■ REQUIREMENT
Copy exactly, and only, the lines starting at the line with "Give me the TikZ source for this diagram." and ending at the line with "(ilus) at (46,170)". Leave every picture out of the copy.

--- RECORDS PROVIDED ---

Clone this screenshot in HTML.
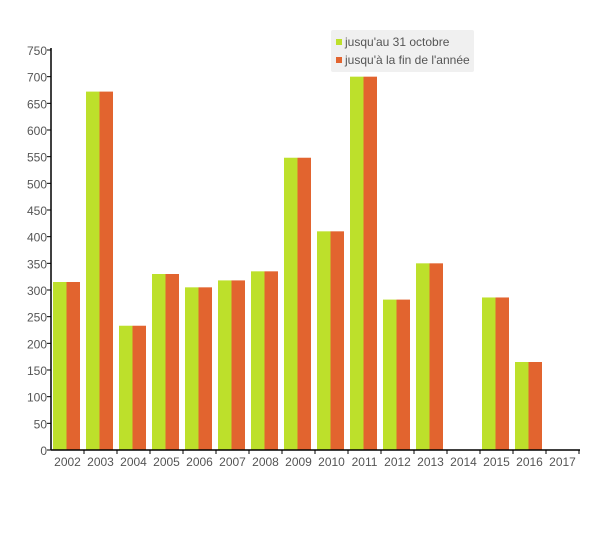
<!DOCTYPE html>
<html><head><meta charset="utf-8"><style>
body{margin:0;background:#fff;}
svg text{font-family:"Liberation Sans",sans-serif;fill:#555;}
</style></head><body>
<svg width="600" height="550">
<g id="bars"></g><g id="axes"></g>
<g>
<rect x="331" y="30" width="143" height="42" fill="#f0f0f0" rx="2"/>
<rect x="336" y="39" width="6" height="6" fill="#bde02b"/>
<text x="345" y="46" font-size="12">jusqu'au 31 octobre</text>
<rect x="336" y="57" width="6" height="6" fill="#e2642f"/>
<text x="345" y="64" font-size="12">jusqu'à la fin de l'année</text>
</g>
</svg>
<script>
const years=["2002","2003","2004","2005","2006","2007","2008","2009","2010","2011","2012","2013","2014","2015","2016","2017"];
const octValues=[315,672,233,330,305,318,335,548,410,700,282,350,0,286,165,0];
const yearValues=[315,672,233,330,305,318,335,548,410,700,282,350,0,286,165,0];
const yTicks=[0,50,100,150,200,250,300,350,400,450,500,550,600,650,700,750];
const NS="http://www.w3.org/2000/svg";
const x0=51,slot=33,yBase=450,yTop=50,yMax=750;
const y=v=>yBase-v/yMax*(yBase-yTop);
const xs=i=>x0+i*slot;
const bars=document.getElementById('bars'),axes=document.getElementById('axes');
function mk(tag,attrs,parent){const e=document.createElementNS(NS,tag);for(const k in attrs)e.setAttribute(k,attrs[k]);parent.appendChild(e);return e;}
years.forEach((yr,i)=>{
  if(octValues[i]>0){
    const a=mk('rect',{x:xs(i)+2,y:y(octValues[i]),width:13.5,height:yBase-y(octValues[i]),fill:'#bde02b'},bars);
    
    
  }
  if(yearValues[i]>0){
    const b=mk('rect',{x:xs(i)+15.5,y:y(yearValues[i]),width:13.5,height:yBase-y(yearValues[i]),fill:'#e2642f'},bars);
    
    
  }
  const t=mk('text',{x:xs(i)+16.5,y:466,'font-size':12,'text-anchor':'middle'},axes);
  t.textContent=yr;
  
  
  const tk=mk('line',{x1:xs(i+1),x2:xs(i+1),y1:yBase,y2:yBase+4,stroke:'#000'},axes);
  
  
});
yTicks.forEach(v=>{
  const l=mk('line',{x1:47,x2:51,y1:y(v),y2:y(v),stroke:'#000'},axes);
  
  
  const t=mk('text',{x:47,y:y(v)+5,'font-size':12,'text-anchor':'end'},axes);
  t.textContent=v;
  
  
});
const ya=mk('line',{x1:51,x2:51,y1:yTop-2,y2:yBase,stroke:'#000','stroke-width':1.5},axes);


const xa=mk('line',{x1:51,x2:580,y1:yBase,y2:yBase,stroke:'#000','stroke-width':1.5},axes);


</script>
</body></html>
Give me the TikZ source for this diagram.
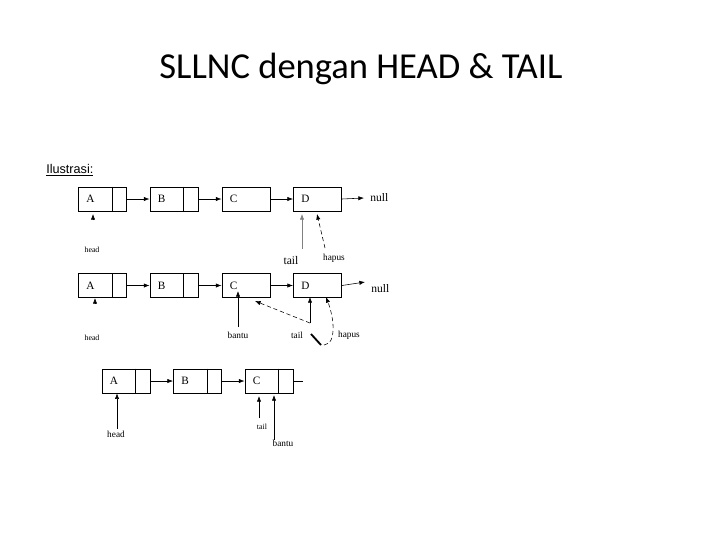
\documentclass[tikz,border=0pt]{standalone}
\usepackage{fontspec}
\setmainfont{Liberation Serif}
\newfontfamily\titlefont{Carlito}
\newfontfamily\arialfont{Liberation Sans}
\usetikzlibrary{arrows.meta}
\tikzset{
  cell/.style={draw, rectangle, minimum width=1.21cm, minimum height=0.6cm, inner sep=0pt},
  letter/.style={anchor=west, inner sep=0pt, font=\fontsize{8}{9}\selectfont},
  lbl/.style={inner sep=0pt, font=\fontsize{6.6}{8}\selectfont},
  ptr/.style={-{Latex[length=4pt,width=3pt]}, thin},
}
\begin{document}
\begin{tikzpicture}[x=0.025cm, y=-0.025cm]
\useasboundingbox (0,0) rectangle (720,540);
\node[font=\titlefont\fontsize{26}{30}\selectfont] (title) at (361,69) {SLLNC dengan HEAD \& TAIL};
\node[anchor=west, inner sep=0pt, font=\arialfont\fontsize{9}{10}\selectfont] (ilus) at (46,170) {\underline{Ilustrasi:}};

% baris pertama
\node[cell] (a1) at (102.5,199) {};
\node[cell] (b1) at (174,199) {};
\node[cell] (c1) at (246,199) {};
\node[cell] (d1) at (317.5,199) {};
\draw ([xshift=-0.375cm]a1.north east) -- ([xshift=-0.375cm]a1.south east);
\draw ([xshift=-0.375cm]b1.north east) -- ([xshift=-0.375cm]b1.south east);
\node[letter] (ta1) at ([xshift=0.2cm]a1.west) {A};
\node[letter] (tb1) at ([xshift=0.2cm]b1.west) {B};
\node[letter] (tc1) at ([xshift=0.2cm]c1.west) {C};
\node[letter] (td1) at ([xshift=0.2cm]d1.west) {D};
\node[letter, font=\fontsize{8.2}{9}\selectfont] (null1) at (370,198) {null};
\draw[ptr] (a1.east) -- (b1.west);
\draw[ptr] (b1.east) -- (c1.west);
\draw[ptr] (c1.east) -- (d1.west);
\draw[ptr] (d1.east) -- ([xshift=-0.15cm]null1.west);
\coordinate (head1) at (93,220);
\draw[ptr] (head1) -- ++(0,-6);
\node[lbl, font=\fontsize{5.6}{7}\selectfont] (lhead1) at (92,250) {head};
\coordinate (tail1) at (302,249);
\draw[ptr, gray] (tail1) -- (302,214);
\node[lbl, font=\fontsize{8.3}{9}\selectfont] (ltail1) at (291,261) {tail};
\coordinate (hapus1) at (325,248);
\draw[ptr, densely dashed] (hapus1) -- (317,214);
\node[lbl] (lhapus1) at (334,258) {hapus};

% baris kedua
\node[cell] (a2) at (102.5,285.5) {};
\node[cell] (b2) at (174,285.5) {};
\node[cell] (c2) at (246,285.5) {};
\node[cell] (d2) at (317.5,285.5) {};
\draw ([xshift=-0.375cm]a2.north east) -- ([xshift=-0.375cm]a2.south east);
\draw ([xshift=-0.375cm]b2.north east) -- ([xshift=-0.375cm]b2.south east);
\node[letter] (ta2) at ([xshift=0.2cm]a2.west) {A};
\node[letter] (tb2) at ([xshift=0.2cm]b2.west) {B};
\node[letter] (tc2) at ([xshift=0.2cm]c2.west) {C};
\node[letter] (td2) at ([xshift=0.2cm]d2.west) {D};
\node[letter, font=\fontsize{8.2}{9}\selectfont] (null2) at (371,289) {null};
\draw[ptr] (a2.east) -- (b2.west);
\draw[ptr] (b2.east) -- (c2.west);
\draw[ptr] (c2.east) -- (d2.west);
\draw[ptr] (d2.east) -- (365,282);
\coordinate (head2) at (95,304);
\draw[ptr] (head2) -- ++(0,-6);
\node[lbl, font=\fontsize{5.6}{7}\selectfont] (lhead2) at (92,338) {head};
\coordinate (bantu2) at (238,327);
\draw[ptr] (bantu2) -- (238,291);
\node[lbl] (lbantu2) at (238,335) {bantu};
\coordinate (tail2) at (310,323);
\draw[ptr] (tail2) -- (310,297);
\draw[ptr, densely dashed] (tail2) -- (255,301);
\node[lbl] (ltail2) at (297,335) {tail};
\draw[line width=1.3pt] (311,334) -- (321,345);
\coordinate (hapus2) at (324,345);
\draw[ptr, densely dashed] (hapus2) -- (329,343) .. controls (336,336) and (333,315) .. (326,297);
\node[lbl] (lhapus2) at (349,335) {hapus};

% baris ketiga
\node[cell] (a3) at (126,381) {};
\node[cell] (b3) at (197.5,381) {};
\node[cell] (c3) at (269,381) {};
\draw ([xshift=-0.375cm]a3.north east) -- ([xshift=-0.375cm]a3.south east);
\draw ([xshift=-0.375cm]b3.north east) -- ([xshift=-0.375cm]b3.south east);
\draw ([xshift=-0.375cm]c3.north east) -- ([xshift=-0.375cm]c3.south east);
\node[letter] (ta3) at ([xshift=0.2cm]a3.west) {A};
\node[letter] (tb3) at ([xshift=0.2cm]b3.west) {B};
\node[letter] (tc3) at ([xshift=0.2cm]c3.west) {C};
\draw[ptr] (a3.east) -- (b3.west);
\draw[ptr] (b3.east) -- (c3.west);
\coordinate (nxt3) at (303,381);
\draw (c3.east) -- (nxt3);
\coordinate (head3) at (117,429);
\draw[ptr] (head3) -- (a3.south -| head3);
\node[lbl] (lhead3) at (116,434) {head};
\coordinate (tail3) at (259,418);
\draw[ptr] (tail3) -- (259,396);
\node[lbl, font=\fontsize{5.6}{7}\selectfont] (ltail3) at (262,427) {tail};
\coordinate (bantu3) at (274,440);
\draw[ptr] (bantu3) -- (274,395);
\node[lbl] (lbantu3) at (283,443) {bantu};
\end{tikzpicture}
\end{document}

---

■ SOLUTION TO THIS EXERCISE
Give me the TikZ source for this diagram.
\documentclass[tikz,border=0pt]{standalone}
\usepackage{fontspec}
\setmainfont{Liberation Serif}
\newfontfamily\titlefont{Carlito}
\newfontfamily\arialfont{Liberation Sans}
\usetikzlibrary{arrows.meta}
\tikzset{
  cell/.style={draw, rectangle, minimum width=1.21cm, minimum height=0.6cm, inner sep=0pt},
  letter/.style={anchor=west, inner sep=0pt, font=\fontsize{8}{9}\selectfont},
  lbl/.style={inner sep=0pt, font=\fontsize{6.6}{8}\selectfont},
  ptr/.style={-{Latex[length=4pt,width=3pt]}, thin},
}
\begin{document}
\begin{tikzpicture}[x=0.025cm, y=-0.025cm]
\useasboundingbox (0,0) rectangle (720,540);
\node[font=\titlefont\fontsize{26}{30}\selectfont] (title) at (361,69) {SLLNC dengan HEAD \& TAIL};
\node[anchor=west, inner sep=0pt, font=\arialfont\fontsize{9}{10}\selectfont] (ilus) at (46,170) {\underline{Ilustrasi:}};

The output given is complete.